No passado, nossos pais diziam que a gente precisava estudar para não precisar ir para a roça no sol quente, nem passar a noite toda pescando. Para “ser alguém na vida”. Mas, hoje, vejo ao contrário. Eu me sinto muito orgulhosa de ser uma dona de roça, saber arrancar mandioca, carregar a turá, saber fazer farinha. É um grande orgulho para mim conhecer o meu mundo, mas também ter uma perninha fora e conhecer esse outro mundo que escolhi, da Antropologia, pela qual sou apaixonada.
Às vezes falo para mim mesma: posso até não saber escrever em inglês ou francês, mas eu sei mais do que esses brancos sentados aqui, que só tem o conhecimento ocidental, de leitura. Se a gente fosse para a roça, eles ficariam perdidos. Eu saio ganhando porque tenho o conhecimento indígena, do meu território. É uma bagagem enorme.
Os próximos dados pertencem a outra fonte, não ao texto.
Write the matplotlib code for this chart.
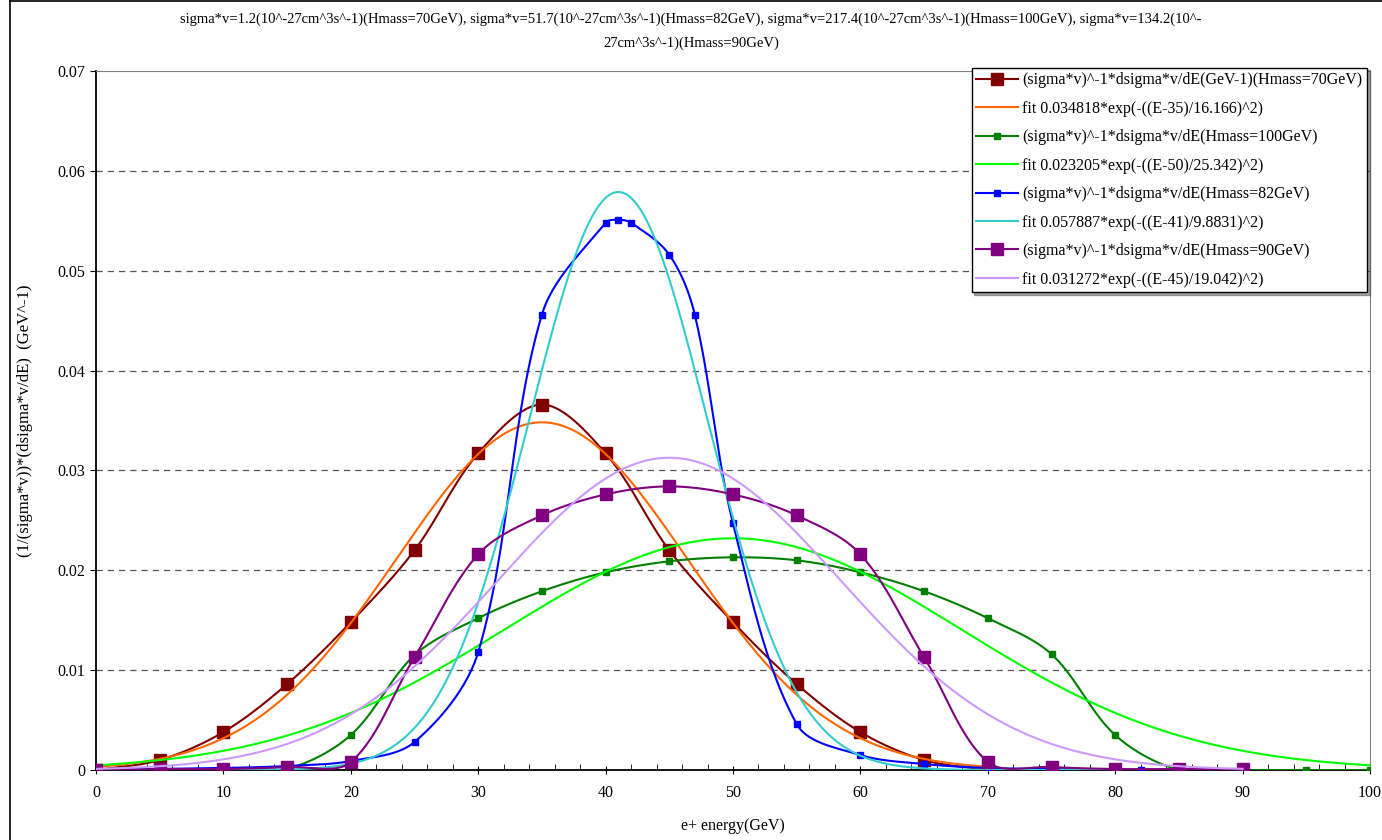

Não apenas sobre ser indígena, mas conhecer os desafios e se preparar, mental e espiritualmente, para carregar peso, para rir, para trabalhar. Você é preparada para enfrentar tudo.
O projeto do marco temporal pode impactar o reconhecimento de terras indígenas. Qual é o sentido do território para essas populações?
A gente não consegue viver sem o território. Nosso entendimento é que aquele território tem outras vidas. Não é só o ser humano que precisa estar naquele espaço, tem seres vivos que precisam daquele espaço para existir. Há outros humanos, de outros mundos, que estão ali presentes e precisam daquele lugar. Então, é preciso olhar para os povos indígenas com esse olhar diferenciado, entender a narrativa de cada povo e a importância do contexto daquele território. Nosso umbigo está naquele território. A ancestralidade está lá, e é onde seguramos o céu. Não tem como escapar e não começar a ouvir. De fato, o futuro sempre foi e continuará sendo ancestral. Nós temos uma ciência própria, indígena, que não precisa passar por academia, nem por laboratório. Nossos pajés fazem cirurgias com o maracá, com Paricá. Está na hora de a gente reconhecer que temos uma ciência própria, de cura, de proteção, um conhecimento único para defender o território. E nosso entendimento com aquele lugar, com aquele espaço que é sagrado, do qual precisamos para sobreviver.
Eu não consigo imaginar os povos do Rio Negro sendo expulsos para ocupar um pedacinho de terra. Além do espaço de preservação, a gente tem aquelas áreas de terra firme para fazer roça, porque a floresta é diversa, tem caatinga, terra firme, capoeira, igapó. Aquele espaço sempre foi nosso, entregue a nós por nossos deuses Baniwa. Se a gente ficar atento a essas narrativas, vai perceber que o futuro depende dos povos indígenas. Esse caos que está acontecendo foi previsto há muitos anos por nossos pajés. Precisamos dessa conscientização sobre a importância de preservar o mundo hoje. Senão, daqui a 50 anos, já não vai existir como é hoje.